Пан Пачосский снова отер лицо и, казалось, что-то обдумывал, потом принял серьезную трагическую мину.
— По возвращении отсюда, у нас была драма, — сказал он, — напоминающая трагедии Еврипида. Просто ужас. Мартиньян был уверен, что он свободен как птица, а между тем за ним и за мною следили стоглазые шпионы, следили за каждым нашим шагом, записывали каждое наше слово, донося обо всем пани Бабинской. Возвратясь в Занокцицы, мы уже имели какое-то смутное предчувствие, которое и осуществилось.

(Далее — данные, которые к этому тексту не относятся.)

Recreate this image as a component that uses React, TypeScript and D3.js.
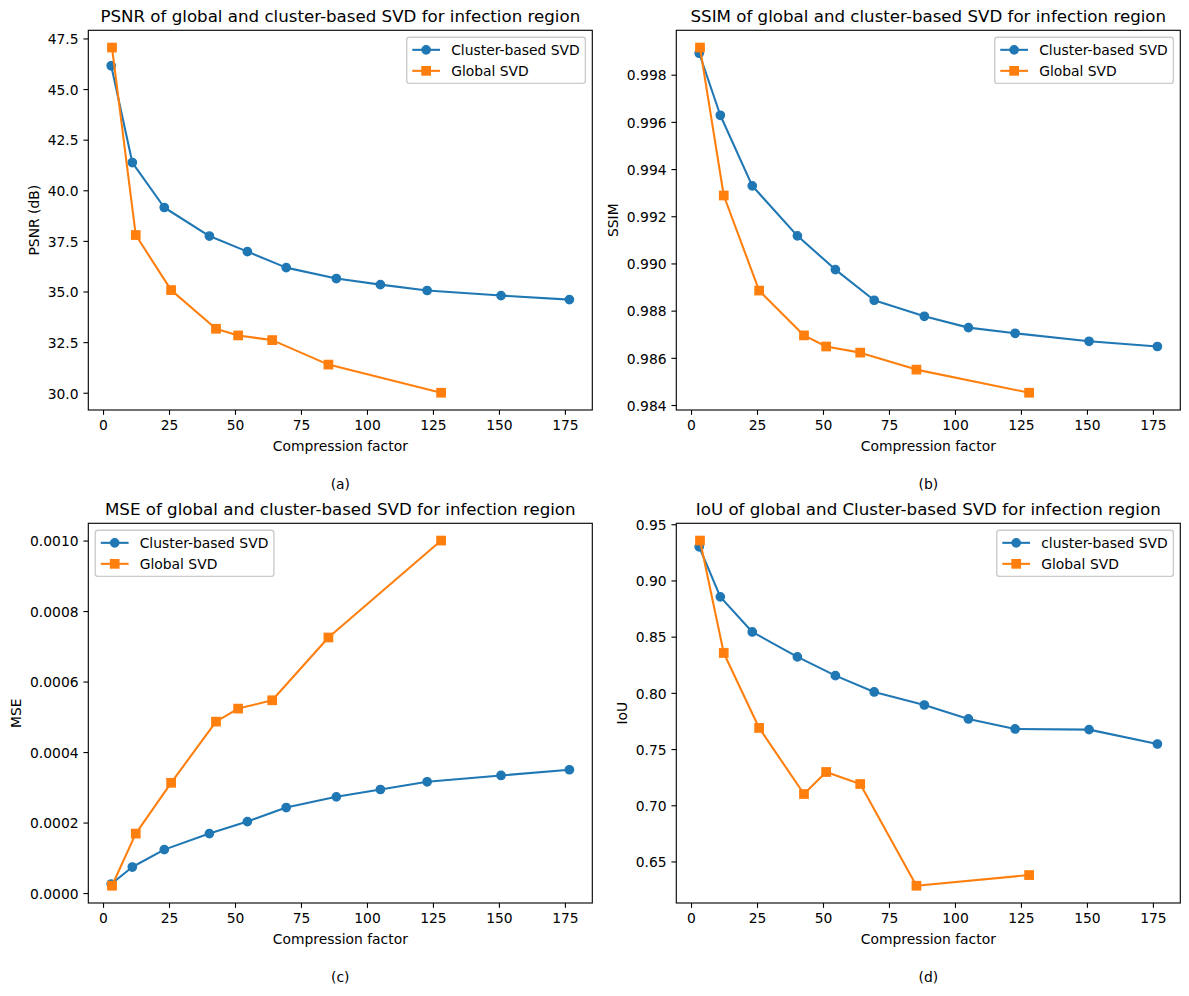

Не успели мы возвратиться домой, как над нами разразилась буря с градом и молнией, да такая, перед которой меркнет буря, описанная бессмертным Гомером. Мартиньяну удалось еще как-то уклониться от самой грозной силы, но меня, несчастного, как подстрекателя к разгулу, к непослушанию, как порочного старика, смешали с грязью. За что? За то, что сопутствовал в поездке за молотилкой. Пани Бабинская строжайше запретила какую бы то ни было поездку, под каким бы то ни было предлогом без ее позволения. Мартиньян перенес горячку… Одним словом, трагедия. Послали за доктором… Плач, стоны, а на меня гром и молния, молния и гром. Ну и что же? После всего этого, невзирая ни на какие запрещения, я снова тайком приехал сюда, по делу этого несчастного юноши.